● Excerpted data
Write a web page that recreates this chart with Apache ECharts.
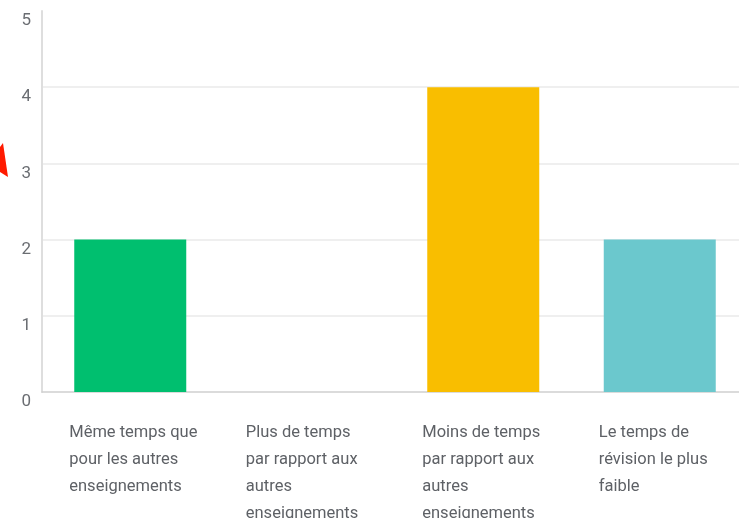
<!DOCTYPE html>
<html lang="fr">
<head>
    <meta charset="UTF-8">
    <title>Temps de révision</title>
    <script src="https://cdn.jsdelivr.net/npm/echarts@6/dist/echarts.min.js"></script>
    <style>
        html, body { margin: 0; padding: 0; background: #fff; }
    </style>
</head>
<body>
<div id="main" style="width: 739px;height: 518px;"></div>
</body>
    <script type="text/javascript">
        // réponses
        var categories = [
            'Même temps que\npour les autres\nenseignements',
            'Plus de temps\npar rapport aux\nautres\nenseignements',
            'Moins de temps\npar rapport aux\nautres\nenseignements',
            'Le temps de\nrévision le plus\nfaible'
        ];
        var values = [2, 0, 4, 2];
        var barColors = ['#00bf6f', '#507cb6', '#f9be00', '#6bc8cd'];
        var yTicks = [0, 1, 2, 3, 4, 5];

        var myChart = echarts.init(document.getElementById('main'));

        var option = {
            backgroundColor: '#fff',
            animation: false,
            grid: {
                left: 42,
                width: 706,
                top: 11,
                height: 381,
                outerBoundsMode: 'none',
                containLabel: false
            },
            xAxis: {
                type: 'category',
                data: categories,
                axisTick: { show: false },
                axisLine: { lineStyle: { color: '#d0d0d0', width: 1.5 } },
                axisLabel: {
                    interval: 0,
                    margin: 27,
                    formatter: function (v) {
                        return v.split('\n').map(function (l) {
                            return '{a|' + l + '}';
                        }).join('\n');
                    },
                    rich: {
                        a: {
                            width: 122,
                            align: 'left',
                            fontFamily: 'Roboto',
                            fontSize: 16.5,
                            lineHeight: 27,
                            color: '#5e6166'
                        }
                    }
                }
            },
            yAxis: {
                type: 'value',
                min: yTicks[0],
                max: yTicks[yTicks.length - 1],
                interval: 1,
                axisLine: { show: true, lineStyle: { color: '#dedede', width: 2 } },
                axisTick: { show: false },
                axisLabel: {
                    margin: 11,
                    verticalAlign: 'top',
                    lineHeight: 20,
                    fontFamily: 'Roboto',
                    fontSize: 17,
                    color: '#6a6d72'
                },
                splitLine: {
                    lineStyle: {
                        color: ['transparent', '#efefef', '#efefef', '#efefef', '#efefef', 'transparent'],
                        width: 2
                    }
                }
            },
            series: [{
                type: 'bar',
                barWidth: 112,
                data: values.map(function (v, i) {
                    return { value: v, itemStyle: { color: barColors[i] } };
                })
            }],
            graphic: [{
                type: 'polygon',
                shape: { points: [[0, 147], [3, 143], [8, 177], [0, 172]] },
                style: { fill: '#ff1a00' }
            }]
        };
        myChart.setOption(option);
    </script>
</html>
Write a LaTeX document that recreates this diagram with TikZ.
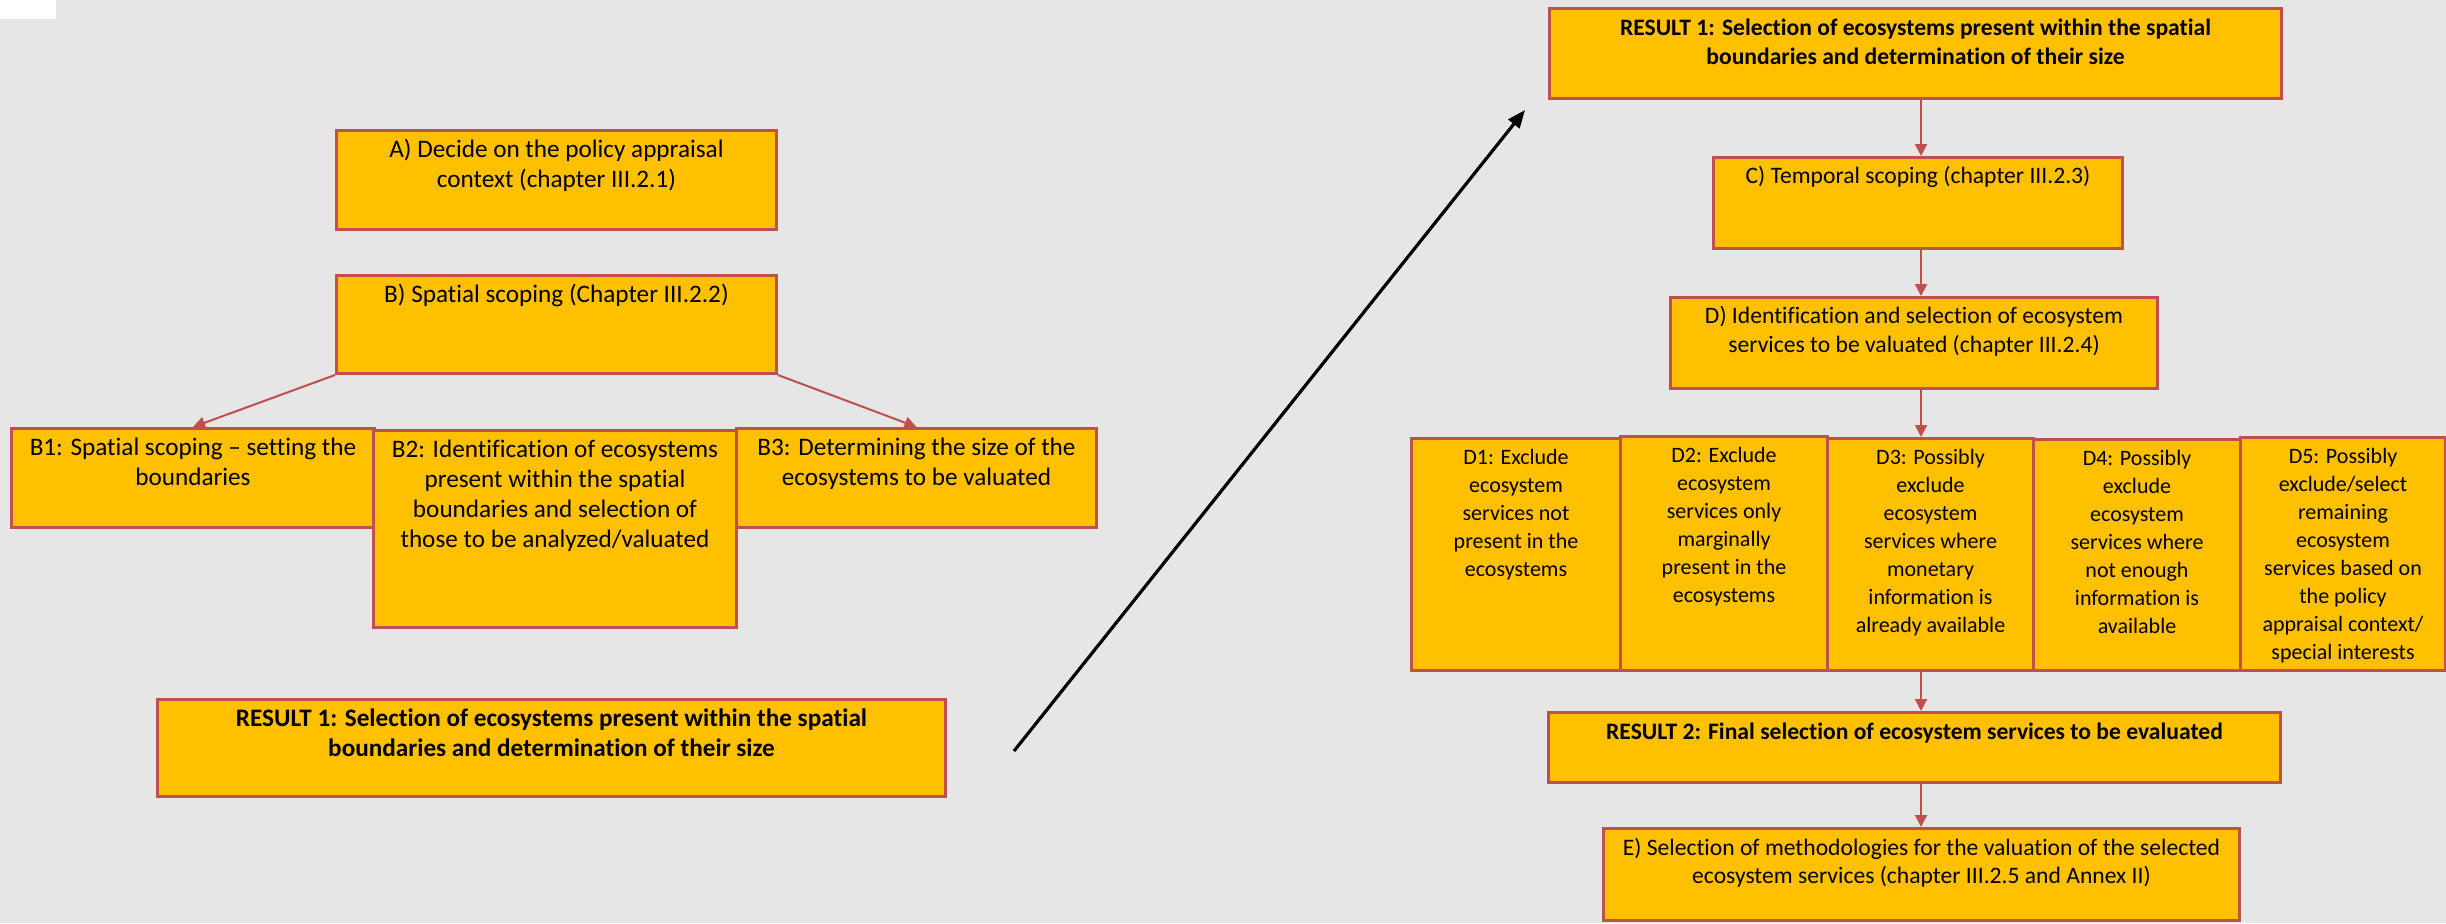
\documentclass[tikz,border=0pt]{standalone}
\usepackage{fontspec}
\setmainfont{Carlito}[Ligatures=NoCommon]
\usetikzlibrary{arrows.meta}
\definecolor{bgray}{HTML}{E6E6E6}
\definecolor{gold}{HTML}{FFC000}
\definecolor{bred}{HTML}{C0504D}
\newcommand\mkbox[5]{\node[box, minimum width={(#4-#2)*0.5pt}, minimum height={(#5-#3)*0.5pt}] (#1) at (#2,#3) {};}
\newcommand\T{\rule{0pt}{9.5pt}}
\begin{document}
\begin{tikzpicture}[x=0.5pt,y=-0.5pt,
  box/.style={draw=bred, fill=gold, line width=1.5pt, inner sep=0pt, anchor=north west},
  txt/.style={anchor=north, align=center, inner sep=0pt, font=\fontsize{12.6}{15}\selectfont},
  btxt/.style={txt, font=\bfseries\fontsize{12.6}{15}\selectfont},
  rtxt/.style={txt, font=\fontsize{11.8}{14.5}\selectfont},
  rbtxt/.style={txt, font=\bfseries\fontsize{11.8}{14.5}\selectfont},
  etxt/.style={txt, font=\fontsize{11.8}{14}\selectfont},
  dtxt/.style={txt, font=\fontsize{11}{14}\selectfont},
  link/.style={draw=bred, line width=1pt, -{Triangle[length=6pt,width=6pt]}},
  bigarrow/.style={draw=black, line width=1.6pt, -{Triangle[length=9pt,width=7pt]}}
]
\useasboundingbox (0,0) rectangle (2446,923);
\fill[bgray] (0,0) rectangle (2446,923);
\fill[white] (0,0) rectangle (56,19);

% left part
\mkbox{A}{335}{129}{775}{228}
\mkbox{B}{335}{274}{775}{372}
\mkbox{B1}{10}{427}{373}{526}
\mkbox{B3}{735}{427}{1095}{526}
\mkbox{B2}{372}{429}{735}{626}
\mkbox{R1L}{156}{698}{944}{795}

\node[txt] (At) at ([yshift=-4.7pt]A.north) {\T A) Decide on the policy appraisal\\context (chapter III.2.1)};
\node[txt] (Bt) at ([yshift=-4.7pt]B.north) {\T B) Spatial scoping (Chapter III.2.2)};
\node[txt] (B1t) at ([yshift=-4.7pt]B1.north) {\T B1: Spatial scoping – setting the\\boundaries};
\node[txt] (B2t) at ([yshift=-4.7pt]B2.north) {\T B2: Identification of ecosystems\\present within the spatial\\boundaries and selection of\\those to be analyzed/valuated};
\node[txt] (B3t) at ([yshift=-4.7pt]B3.north) {\T B3: Determining the size of the\\ecosystems to be valuated};
\node[btxt] (R1Lt) at ([yshift=-4.7pt]R1L.north) {\T RESULT 1: Selection of ecosystems present within the spatial\\boundaries and determination of their size};

\draw[link] (B.south west) -- (B1.north);
\draw[link] (B.south east) -- (B3.north);

% big arrow
\coordinate (s) at (1014,751);
\coordinate (e) at (1525,110);
\draw[bigarrow] (s) -- (e);

% right part
\mkbox{R1R}{1548}{7}{2280}{97}
\mkbox{C}{1712}{156}{2121}{247}
\mkbox{D}{1669}{296}{2156}{387}
\mkbox{D1}{1410}{437}{1619}{669}
\mkbox{D2}{1619}{435}{1826}{669}
\mkbox{D3}{1826}{437}{2032}{669}
\mkbox{D4}{2032}{438}{2239}{669}
\mkbox{D5}{2239}{436}{2444}{669}
\mkbox{R2}{1547}{711}{2279}{781}
\mkbox{E}{1602}{827}{2238}{919}

\node[rbtxt] (R1Rt) at ([yshift=-4.5pt]R1R.north) {\T RESULT 1: Selection of ecosystems present within the spatial\\boundaries and determination of their size};
\node[rtxt] (Ct) at ([yshift=-4.2pt]C.north) {\T C) Temporal scoping (chapter III.2.3)};
\node[rtxt] (Dt) at ([yshift=-4.2pt]D.north) {\T D) Identification and selection of ecosystem\\services to be valuated (chapter III.2.4)};
\node[dtxt] (D1t) at ([yshift=-3.8pt]D1.north) {\T D1: Exclude\\ecosystem\\services not\\present in the\\ecosystems};
\node[dtxt] (D2t) at ([yshift=-3.8pt]D2.north) {\T D2: Exclude\\ecosystem\\services only\\marginally\\present in the\\ecosystems};
\node[dtxt] (D3t) at ([yshift=-3.8pt]D3.north) {\T D3: Possibly\\exclude\\ecosystem\\services where\\monetary\\information is\\already available};
\node[dtxt] (D4t) at ([yshift=-3.8pt]D4.north) {\T D4: Possibly\\exclude\\ecosystem\\services where\\not enough\\information is\\available};
\node[dtxt] (D5t) at ([yshift=-3.8pt]D5.north) {\T D5: Possibly\\exclude/select\\remaining\\ecosystem\\services based on\\the policy\\appraisal context/\\special interests};
\node[rbtxt] (R2t) at ([yshift=-4.5pt]R2.north) {\T RESULT 2: Final selection of ecosystem services to be evaluated};
\node[etxt] (Et) at ([yshift=-4.5pt]E.north) {\T E) Selection of methodologies for the valuation of the selected\\ecosystem services (chapter III.2.5 and Annex II)};

\coordinate (col) at (1921,0);
\draw[link] (R1R.south -| col) -- (C.north -| col);
\draw[link] (C.south -| col) -- (D.north -| col);
\draw[link] (D.south -| col) -- (D3.north -| col);
\draw[link] (D3.south -| col) -- (R2.north -| col);
\draw[link] (R2.south -| col) -- (E.north -| col);
\end{tikzpicture}
\end{document}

● Aim of the exercise
Only the lines from the start of the records above through the line containing "var myChart = echarts.init(document.getElementById('main'));" should be returned, exactly and with both ends, please; the pictures stay out.

● Response to this task
Write a web page that recreates this chart with Apache ECharts.
<!DOCTYPE html>
<html lang="fr">
<head>
    <meta charset="UTF-8">
    <title>Temps de révision</title>
    <script src="https://cdn.jsdelivr.net/npm/echarts@6/dist/echarts.min.js"></script>
    <style>
        html, body { margin: 0; padding: 0; background: #fff; }
    </style>
</head>
<body>
<div id="main" style="width: 739px;height: 518px;"></div>
</body>
    <script type="text/javascript">
        // réponses
        var categories = [
            'Même temps que\npour les autres\nenseignements',
            'Plus de temps\npar rapport aux\nautres\nenseignements',
            'Moins de temps\npar rapport aux\nautres\nenseignements',
            'Le temps de\nrévision le plus\nfaible'
        ];
        var values = [2, 0, 4, 2];
        var barColors = ['#00bf6f', '#507cb6', '#f9be00', '#6bc8cd'];
        var yTicks = [0, 1, 2, 3, 4, 5];

        var myChart = echarts.init(document.getElementById('main'));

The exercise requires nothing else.